The holiday season is upon us—a time to get together with family … or so they say. But what if it feels like we don’t have any family? Or we have “too much” family, causing stress or inharmony? Or we don’t get along with them? What then?

An approach I’ve found helpful is to think more deeply about the concept of family as not limited to the common definition of a group of mortals related by blood or marriage, but as the wonderfully harmonious unity of our divine Father-Mother God and all of us—His, Her, dearly beloved spiritual children. Think of it: We all have one loving Parent who is caring for us, providing for us, and guiding us. And because we all have one divine Parent, we are all brothers and sisters in the one loving, harmonious, and universal family of man. Mary Baker Eddy writes in the Christian Science textbook, “Man is the family name for all ideas,—the sons and daughters of God” (Science and Health with Key to the Scriptures, p. 515).

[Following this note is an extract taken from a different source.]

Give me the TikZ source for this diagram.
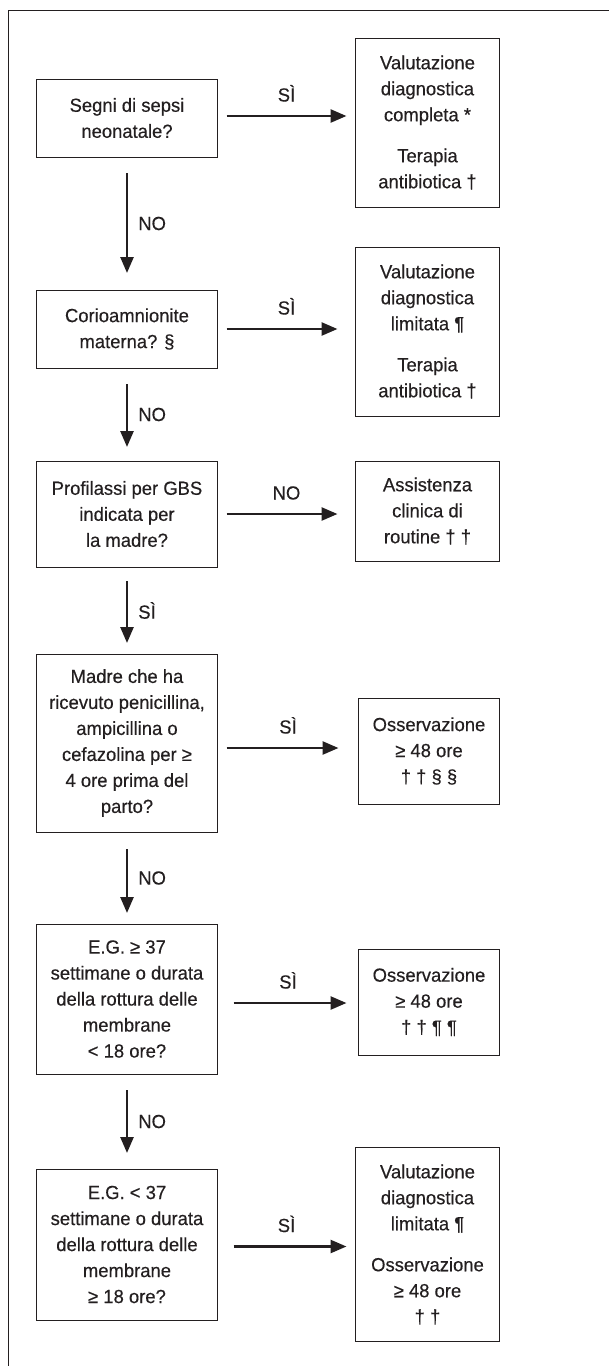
\documentclass[tikz,border=0pt]{standalone}
\usepackage{fontspec}
\setmainfont{Liberation Sans}[FakeStretch=0.97,FakeBold=0.4]
\usepackage{tikz}
\usetikzlibrary{arrows.meta,positioning}
\definecolor{ink}{HTML}{231F20}
\tikzset{
	box/.style={draw=ink,line width=1pt,outer sep=0pt,inner sep=2pt,align=center,
		font=\fontsize{19}{26}\selectfont},
	qbox/.style={box,minimum width=181pt},
	abox/.style={box,minimum width=144pt},
	ar/.style={draw=ink,line width=2.6pt,-{Triangle[length=16pt,width=13pt]}},
	lbl/.style={font=\fontsize{19}{26}\selectfont,text=ink,inner sep=0pt}
}

\begin{document}
\begin{tikzpicture}[x=1pt,y=1pt,node distance=138pt,text=ink]
      \useasboundingbox (0,0) rectangle (609,-1366);
      \draw[ink,line width=1pt] (609,-10) -- (8,-10) -- (8,-1366);
      % questions, left column
      \node [qbox,minimum height=78pt] (q1) at (127,-118) {Segni di sepsi\\neonatale?};
      \node [qbox,minimum height=78pt,below=133pt of q1] (q2) {Corioamnionite\\materna? §};
      \node [qbox,minimum height=106pt,below=93pt of q2] (q3) {Profilassi per GBS\\indicata per\\la madre?};
      \node [qbox,minimum height=178pt,below=87pt of q3] (q4) {Madre che ha\\ricevuto penicillina,\\ampicillina o\\cefazolina per ≥\\4 ore prima del\\parto?};
      \node [qbox,minimum height=150pt,below=92pt of q4] (q5) {E.G. ≥ 37\\settimane o durata\\della rottura delle\\membrane\\< 18 ore?};
      \node [qbox,minimum height=151pt,below=95pt of q5] (q6) {E.G. < 37\\settimane o durata\\della rottura delle\\membrane\\≥ 18 ore?};
      % answers, right column
      \node [abox,minimum height=169pt,right=of q1,yshift=-4.5pt] (a1) {Valutazione\\diagnostica\\completa *\\[15pt]Terapia\\antibiotica †};
      \node [abox,minimum height=169pt,right=of q2,yshift=-2.5pt] (a2) {Valutazione\\diagnostica\\limitata ¶\\[15pt]Terapia\\antibiotica †};
      \node [abox,minimum height=100pt,right=of q3,yshift=3pt] (a3) {Assistenza\\clinica di\\routine † †};
      \node [abox,minimum width=141pt,minimum height=106pt,right=141pt of q4,yshift=-8pt] (a4) {Osservazione\\≥ 48 ore\\† † § §};
      \node [abox,minimum width=141pt,minimum height=106pt,right=141pt of q5,yshift=-3pt] (a5) {Osservazione\\≥ 48 ore\\† † ¶ ¶};
      \node [abox,minimum height=194pt,right=of q6] (a6) {Valutazione\\diagnostica\\limitata ¶\\[15pt]Osservazione\\≥ 48 ore\\† †};
      % horizontal arrows
      \draw [ar,shorten <=9pt,shorten >=9pt] ([yshift=2pt]q1.east) -- ([yshift=2pt]q1.east -| a1.west) node [lbl,midway,above=13pt] {SÌ};
      \draw [ar,shorten <=9pt,shorten >=18pt] (q2.east) -- (q2.east -| a2.west) node [lbl,midway,above=13pt] {SÌ};
      \draw [ar,shorten <=9pt,shorten >=18pt] (q3.east) -- (q3.east -| a3.west) node [lbl,midway,above=13pt] {NO};
      \draw [ar,shorten <=9pt,shorten >=20pt] ([yshift=-5pt]q4.east) -- ([yshift=-5pt]q4.east -| a4.west) node [lbl,midway,above=13pt] {SÌ};
      \draw [ar,shorten <=16pt,shorten >=12pt] ([yshift=-4pt]q5.east) -- ([yshift=-4pt]q5.east -| a5.west) node [lbl,midway,above=13pt] {SÌ};
      \draw [ar,shorten <=16pt,shorten >=9pt] ([yshift=-2pt]q6.east) -- ([yshift=-2pt]q6.east -| a6.west) node [lbl,midway,above=13pt] {SÌ};
      % vertical arrows
      \draw [ar,shorten <=16pt,shorten >=17pt] (q1) -- (q2) node [lbl,midway,right=10pt] {NO};
      \draw [ar,shorten <=16pt,shorten >=14pt] (q2) -- (q3) node [lbl,midway,right=10pt] {NO};
      \draw [ar,shorten <=14pt,shorten >=11pt] (q3) -- (q4) node [lbl,midway,right=10pt] {SÌ};
      \draw [ar,shorten <=17pt,shorten >=11pt] (q4) -- (q5) node [lbl,midway,right=10pt] {NO};
      \draw [ar,shorten <=16pt,shorten >=16pt] (q5) -- (q6) node [lbl,midway,right=10pt] {NO};
   \end{tikzpicture}
\end{document}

Christ Jesus certainly had an expansive, inclusive, spiritual sense of family that started with God and extended to man. Jesus often referred to God as his Father, and ours. For instance, the Lord’s Prayer he gave us starts with “Our Father” (Matthew 6:9). Another time, Jesus said: “Who is my mother? and who are my brethren? And he stretched forth his hand toward his disciples, and said, Behold my mother and my brethren! For whosoever shall do the will of my Father which is in heaven, the same is my brother, and sister, and mother” (Matthew 12:48–50).